No 5 Initial Training School – RCAF – Belleville, Ontario

Opened in Belleville by the RCAF in August 1941 at the Provincial School for the Deaf. It was initially a five-week, later expanded to 10 week course in armaments, aeronautics and navigation. It was here that personnel were funneled into either pilot, observer, wireless operator or air gunner trades. The school closed in June 1944 and the school returned to its original function. It is now the Sir James Whitney School for the Deaf/Hard of Hearing.

Source Material: “Abandoned Military Installations in Canada Vol I: Ontario” by Paul Ozorak.

No 5 ITS Belleville

Source: http://www.waymarking.com/waymarks/WMEH48_No_5_Initial_Training_School_RCAF_Belleville_ON

The kid I never met

I met the kid on the left, but not the one on the right.

Allan Todd History 007

Allan Todd had his picture taken with Neil Hammond. It did not take long to find him on the CVWM Website. He was the only Hammond who died in 1943.

Allan Todd History 004

Leading Aircraftman
Richard Neiland Hammond
Royal Canadian Air Force
22nd September 1943, aged 20
Beechwood Cemetery
Ottawa, Ontario

Richard Neiland Hammond was born August 8, 1923, on the family dairy farm in Ironside, a village in West Hull that was then four miles north of Hull’s city limits. His parents were Watson and Jane (Barber) Hammond. Neiland, as his family called him, attended the local elementary school and then Hull Intermediate for high school. When he was a child both parents died- his mother in 1930 and father 1935. The farm was then managed by two uncles, who hired housekeepers so that Neiland, his sister and two brothers could stay on the family property.

A short time after finishing high school, Neiland started work at the Electric Reduction Plant in Buckingham, Quebec, but gave up this job to enlist in the RCAF in 1942. He went to Belleville Training School, and then on to elementary flying at Pendleton, Ontario (east of Ottawa). After his graduation from Pendleton, he came back to Uplands (Ottawa) for his service flying training. Here he had to learn to fly the Harvard, a powerful, heavy, single-engine aircraft. On the night of September 22,1943, he was assigned to practice night take-off and landing at a relief field near Carp, Ontario, the present site of Carp Airport. During take-off something went wrong, and he crashed into nearby bush.

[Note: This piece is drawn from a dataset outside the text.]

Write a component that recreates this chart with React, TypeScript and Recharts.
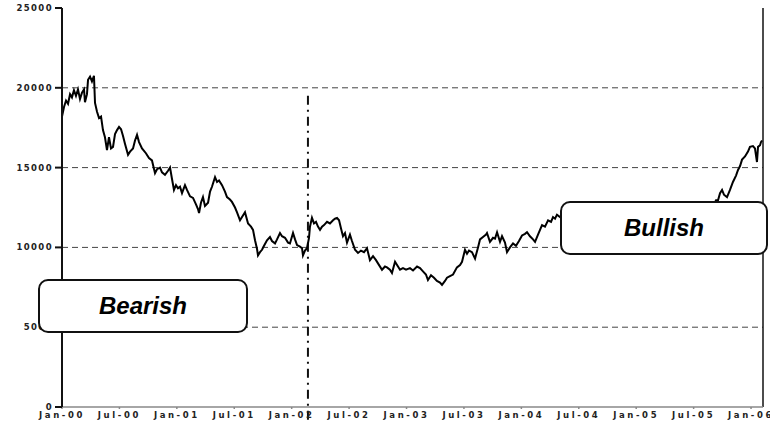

The authorities listed the cause as “obscure.”

Left to mourn were his girlfriend Frances Copping, his sister Jean and brother-in-law William Brisenden, brother James and sister-in-law Mabel (who still live in Chelsea), and brother Felton. Jim Hammond recalls that the news of Neiland’s death was delivered to him on the family farm at Ironside on the night that his wife Mabel was in labour for the birth of their first child, Barbara.

Neiland was doing well on the course and would have graduated in a few weeks. He is buried in Beechwood Cemetery’s Veterans Section.